"Ey sersem nefsim. Acaba şu vazifeyi ubudiyyet neticesiz midir?" Cümlesini izah eder misiniz?
Dördüncü Îkāz: Ey sersem nefsim! Acaba şu vazîfe-i ubûdiyet neticesiz midir? Ücreti az mıdır ki, sana usanç veriyor? Halbuki bir adam sana birkaç para verse veyahud seni korkutsa, akşama kadar seni çalıştırır. Ve fütûrsuz çalışırsın. Acaba bu misâfirhâne-i dünyâda âciz ve fakir kalbine kūt ve gınâ ; ve elbette bir menzil in olan kabrinde gıda ve ziyâ ; ve herhalde mahkemen olan Mahşer’de sened ve berat ; ve ister istemez üstünden geçilecek Sırât Köprüsü’nde nûr ve burâk olacak bir namaz neticesiz midir?

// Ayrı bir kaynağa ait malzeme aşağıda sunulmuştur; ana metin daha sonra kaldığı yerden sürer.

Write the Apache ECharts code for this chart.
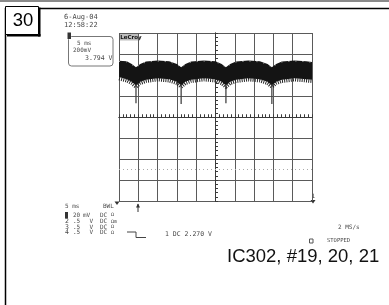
<!DOCTYPE html>
<html><head><meta charset="utf-8">
<script src="https://cdn.jsdelivr.net/npm/echarts/dist/echarts.min.js"></script>
<style>html,body{margin:0;padding:0;background:#fff}#c{width:389px;height:305px}</style>
</head><body><div id="c"></div>
<script>
// time in ms relative to screen centre (5 ms/div), voltage in mV (20 mV/div)
const timeMs  = [-25,-23,-21.7,-20.6,-19.5,-18,-15,-12,-10,-8.9,-7.8,-6.3,-3,0,1.6,2.7,3.8,5.3,8.5,11.5,13.5,14.6,15.7,17.2,20.5,23.5,25];
const upperMv = [53.5,53,50.5,47.5,50.5,52.8,53.8,53,50.5,47.5,50.5,52.8,53.8,53,50.5,47.5,50.5,52.8,53.8,53,50.5,47.5,50.5,52.8,53.8,53.2,52.5];
const lowerMv = [38,36,33.5,30,33.5,35.5,37,36,33.5,30,33.5,35.5,37,36,33.5,30,33.5,35.5,37,36,33.5,30,33.5,35.5,37,36,35.5];
const spikeTimes = [-20.6,-8.9,2.7,14.6];
const spikeTopMv = [31,31,31,31];
const spikeBottomMv = [13,12.5,13,12.5];
const refLevelMv = -50;
const xMin = -25, xMax = 25, xStep = 5;
const yMin = -80, yMax = 80, yStep = 20;

const chart = echarts.init(document.getElementById('c'), null, {renderer:'canvas'});
const gridCol = '#5a5a5a', axCol = '#3a3a3a', txt = '#4a4a4a';
const mono = '"DejaVu Sans Mono", monospace';
const sans = '"DejaVu Sans", sans-serif';
function axisX(pos, inside, split){
  return {type:'value', min:xMin, max:xMax, interval:xStep, position:pos,
    axisLine:{show:true, onZero:true, lineStyle:{color:axCol}},
    axisTick:{show:true, inside:inside, length:2.5, lineStyle:{color:axCol}},
    minorTick:{show:true, splitNumber:5, length:2.5, lineStyle:{color:axCol}},
    splitLine:{show:split, lineStyle:{color:gridCol, width:1}},
    axisLabel:{show:false}};
}
function axisY(pos, inside, split){
  return {type:'value', min:yMin, max:yMax, interval:yStep, position:pos,
    axisLine:{show:true, onZero:true, lineStyle:{color:axCol}},
    axisTick:{show:true, inside:inside, length:2.5, lineStyle:{color:axCol}},
    minorTick:{show:true, splitNumber:5, length:2.5, lineStyle:{color:axCol}},
    splitLine:{show:split, lineStyle:{color:gridCol, width:1}},
    axisLabel:{show:false}};
}
function t(x,y,s,size,opt){
  return Object.assign({type:'text', x:x, y:y, style:{text:s, fill:txt, font:(size||6)+'px '+mono, textVerticalAlign:'middle'}}, opt||{});
}
const option = {
  animation:false,
  grid:{left:119, top:33, width:193, height:168},
  xAxis:[axisX('bottom', true, true), axisX('top', false, false)],
  yAxis:[axisY('left', true, true), axisY('right', false, false)],
  series:[
    {type:'custom', coordinateSystem:'cartesian2d', xAxisIndex:0, yAxisIndex:0,
     data:[[0,0]], silent:true,
     renderItem:function(params, api){
       const pts=[];
       for(let i=0;i<timeMs.length;i++) pts.push(api.coord([timeMs[i], upperMv[i]]));
       for(let i=timeMs.length-1;i>=0;i--) pts.push(api.coord([timeMs[i], lowerMv[i]]));
       const low = timeMs.map((tt,i)=>{const p=api.coord([tt,lowerMv[i]]); return [p[0], p[1]+1.5];});
       const up = timeMs.map((tt,i)=>{const p=api.coord([tt,upperMv[i]]); return [p[0], p[1]+0.5];});
       return {type:'group', children:[
         {type:'polygon', shape:{points:pts}, style:{fill:'#141414'}},
         {type:'polyline', shape:{points:low}, style:{stroke:'#222', lineWidth:3.5, lineDash:[1,1.2], fill:null}},
         {type:'polyline', shape:{points:up}, style:{stroke:'#bbb', lineWidth:1, lineDash:[1,6], fill:null}}
       ]};
     },
     markLine:{silent:true, symbol:'none', label:{show:false},
       lineStyle:{color:'#aaa', type:[1,3], width:1},
       data:[{yAxis:refLevelMv}]}
    },
    {type:'custom', coordinateSystem:'cartesian2d', xAxisIndex:0, yAxisIndex:0, silent:true,
     data: spikeTimes.map((tt,i)=>[tt, spikeTopMv[i], spikeBottomMv[i]]),
     encode:{x:0, y:[1,2]},
     renderItem:function(params, api){
       const a = api.coord([api.value(0), api.value(1)]);
       const b = api.coord([api.value(0), api.value(2)]);
       return {type:'line', shape:{x1:a[0], y1:a[1], x2:b[0], y2:b[1]}, style:{stroke:'#444', lineWidth:1.3}};
     }}
  ],
  graphic:[
    {type:'rect', shape:{x:0,y:0,width:389,height:2}, style:{fill:'#8a8a8a'}},
    {type:'line', shape:{x1:39,y1:8.5,x2:389,y2:8.5}, style:{stroke:'#000', lineWidth:1.5}},
    {type:'line', shape:{x1:5.5,y1:8,x2:5.5,y2:305}, style:{stroke:'#000', lineWidth:1.5}},
    {type:'rect', shape:{x:38,y:7.5,width:2.5,height:29}, style:{fill:'#000'}},
    {type:'rect', shape:{x:7,y:34,width:33.5,height:2.5}, style:{fill:'#000'}},
    {type:'rect', shape:{x:5.5,y:6.5,width:33,height:28}, style:{fill:'#fff', stroke:'#000', lineWidth:1}},
    {type:'text', x:23, y:20.5, style:{text:'30', fill:'#000', font:'18.5px "Liberation Sans", Arial, sans-serif', textAlign:'center', textVerticalAlign:'middle'}},
    t(64,17,'6-Aug-04',7),
    t(64,25,'12:58:22',7),
    {type:'rect', shape:{x:68.5,y:36.5,width:44.5,height:29.5,r:3}, style:{fill:null, stroke:'#777', lineWidth:1}},
    {type:'rect', shape:{x:67.5,y:32.5,width:3.5,height:6.5}, style:{fill:'#333'}},
    t(77,43,'5 ms',6),
    t(73,50,'200mV',6),
    t(112.5,58,'3.794 V',6.5,{style:{text:'3.794 V', fill:txt, font:'6.5px '+mono, textAlign:'right', textVerticalAlign:'middle'}}),
    {type:'rect', shape:{x:119.5,y:33.5,width:19,height:7}, style:{fill:'#bdbdbd'}},
    {type:'text', x:120.3, y:37.2, style:{text:'LeCroy', fill:'#111', font:'bold 5.5px '+sans, textVerticalAlign:'middle'}},
    {type:'polygon', shape:{points:[[114.5,201.5],[119.5,201.5],[117,205]]}, style:{fill:'#333'}},
    {type:'line', shape:{x1:138,y1:204,x2:138,y2:212}, style:{stroke:'#333', lineWidth:1}},
    {type:'polygon', shape:{points:[[136,207.5],[140,207.5],[138,203.5]]}, style:{fill:'#333'}},
    t(311.5,196,'1',6),
    {type:'polygon', shape:{points:[[310.5,200],[315.5,200],[313,203.5]]}, style:{fill:'#333'}},
    t(65,206,'5 ms',6),
    t(103,206,'BWL',6),
    {type:'rect', shape:{x:65,y:212,width:3,height:6.5}, style:{fill:'#333'}},
    t(65,221.5,'2',6.5), t(65,227,'3',6.5), t(65,232.7,'4',6.5),
    t(73,215,'20',6), t(73,221.5,'.5',6), t(73,227,'.5',6), t(73,232.7,'.5',6),
    t(83,215,'mV',6), t(89.5,221.5,'V',6), t(89.5,227,'V',6), t(89.5,232.7,'V',6),
    t(100,215,'DC',6), t(100,221.5,'DC',6), t(100,227,'DC',6), t(100,232.7,'DC',6),
    t(111,215,'Ω',5), t(111,221.5,'Ωm',5), t(111,227,'Ω',5), t(111,232.7,'Ω',5),
    {type:'polyline', shape:{points:[[127,232],[136,232],[136,237.5],[146,237.5]]}, style:{stroke:'#444', lineWidth:1, fill:null}},
    t(165,234,'1 DC 2.270 V',6.5),
    t(338,227,'2 MS/s',6),
    {type:'rect', shape:{x:309.5,y:239,width:3.5,height:4}, style:{fill:null, stroke:'#555', lineWidth:1}},
    t(327,241,'STOPPED',5.5),
    {type:'text', x:227, y:257, style:{text:'IC302, #19, 20, 21', fill:'#111', font:'18.5px "Liberation Sans", Arial, sans-serif', textVerticalAlign:'middle'}}
  ]
};
chart.setOption(option);
</script>
</body></html>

Veyahud ücreti az mıdır? Bir adam sana yüz liralık bir hediye va‘d etse, yüz gün seni çalıştırır. Hulfü’l-va‘d edebilir. O adama i‘timâd edersin, fütûrsuz işlersin. Acaba hulfü’l-va‘d, hakkında muhâl olan bir zât, cennet gibi bir ücreti ve saadet-i ebediye gibi bir hediyeyi sana va‘d etse, pek az bir zamanda, pek güzel bir vazîfede seni istihdâm etse, sen hizmet etmezsen veya isteksiz, suhre gibi veya usançla yarım yamalak hizmetinle onu va‘dinde ithâm ve hediyesini istihfâf etsen, pek şiddetli bir te’dîb e ve dehşetli bir ta‘zîb e müstehak olacağını düşünmüyor musun? Dünyada hapsin korkusundan en ağır işlerde fütûrsuz hizmet ettiğin halde, cehennem gibi bir haps-i ebedînin havf ı, en hafif ve latîf bir hizmet için sana gayret vermiyor mu?

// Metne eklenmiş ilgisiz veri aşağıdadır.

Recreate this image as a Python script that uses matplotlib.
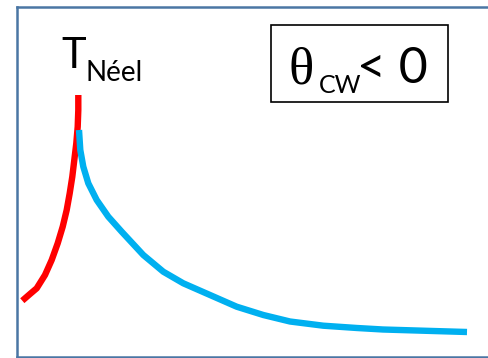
import matplotlib
matplotlib.use("Agg")
import matplotlib.pyplot as plt
from matplotlib.patches import Rectangle

W, H = 489, 358

# Susceptibility sketch: ordered (below T_Neel) and paramagnetic (above) branches
t_ordered = [5.3, 13.0, 19.7, 28.0, 34.7, 40.7, 45.7, 49.7, 52.7, 55.3,
             57.3, 59.3, 60.7, 61.3, 61.3]
chi_ordered = [55.8, 62.5, 68.2, 81.5, 96.5, 113.2, 129.8, 146.5, 163.2, 179.8,
               196.5, 213.2, 229.8, 246.5, 261.5]

t_para = [62.0, 63.3, 66.3, 71.3, 79.7, 91.3, 104.7, 126.3, 146.3, 166.3,
          193.0, 219.7, 246.3, 273.0, 306.3, 340.0, 366.0, 416.0, 450.0]
chi_para = [226.5, 206.5, 189.8, 173.2, 156.5, 139.8, 124.8, 101.5, 84.8, 73.2,
            61.5, 49.8, 41.5, 35.0, 30.8, 28.5, 27.0, 25.5, 24.5]

RED = "#FF0000"
BLUE = "#00B0F0"
FRAME = "#4A76A4"


def fx(x):
    return x / W


def fy(y):
    return 1 - y / H


fig = plt.figure(figsize=(W / 100, H / 100), dpi=100)
ax = fig.add_axes([fx(17), fy(356.5), fx(W - 17 + 10), (356.5 - 7) / H])
ax.set_xlim(0, W - 17 + 10)
ax.set_ylim(0, 349.5)

ax.plot(t_ordered, chi_ordered, color=RED, lw=4.6,
        solid_capstyle="butt", solid_joinstyle="round")
ax.plot(t_para, chi_para, color=BLUE, lw=4.6,
        solid_capstyle="butt", solid_joinstyle="round")

ax.set_xticks([]); ax.set_yticks([])
ax.spines["right"].set_visible(False)
for s in ("left", "top", "bottom"):
    ax.spines[s].set_color(FRAME)
    ax.spines[s].set_linewidth(1.8)

# T_Neel label
fig.text(fx(61), fy(68), "T", fontsize=30, family="Lato", va="baseline")
fig.text(fx(86), fy(81), "Néel", fontsize=20, family="Lato", va="baseline")

# theta_CW < 0 box
fig.patches.append(Rectangle((fx(271), fy(102)), fx(448 - 271), (102 - 25) / H,
                             transform=fig.transFigure, fill=False,
                             edgecolor="black", lw=1.2))
fig.text(fx(289), fy(83), "θ", fontsize=38, family="Liberation Serif",
         va="baseline")
fig.text(fx(319), fy(93), "CW", fontsize=18, family="Lato", va="baseline")
fig.text(fx(357), fy(83), "< 0", fontsize=36, family="Lato", va="baseline")

fig.savefig("out.png", dpi=100)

Dördüncü ikazın tamamı beraber değerlendirildiğinde; insanın herhangi bir işi yaparken neticesinde bir şey kazanamayacağını düşünmesi ve o işin ücretinin az olması gibi durumlar insanın o vazifeyi ciddiyetle yapmasını engeller. Böyle bir işi insan usançla ve yarım yamalak yapmaya çalışır. Veya ücreti fazla bir işe başladığımız zaman şevkle, gayretle çalışır ve bir ay sonunda alacağımız ücrete odaklanırız, halbuki bizi çalıştıran adam ücretimizi ödemeyebilir veya eksik ödeyebilir. Fakat ücretin fazla olması bizi o işte gayretli olarak çalışmaya sevk eder.
Aynen öyle de kulluğumuzun en önemli ibadeti olan namazı da neticesinde bir şey kazanmayacakmış gibi veya karşılığında alacağımız ücret çok az diye düşünüp namazda tembellik ve gevşeklik göstermek çok yanlıştır. Hem dünyada hem kabirde hem mahşerde ve sırat köprüsünde bize nur ve burak olacak namaz neticesiz değildir, faydasız değildir. Karşılığında cennet verilen namazın ücreti de az değildir. Onun için namazlarımızı şevkle ve ciddiyetle çok önemli bir vazife olarak görüp, tembellik ve gevşeklik göstermeden bu vazifemizi aksatmamamız gerekir. Nefsimiz bu önemli vazifemizin neticesi yokmuş gibi davranmamızı ister. Nefsin bu yanlış isteğini Üstadımız bu ikazla susturmuştur.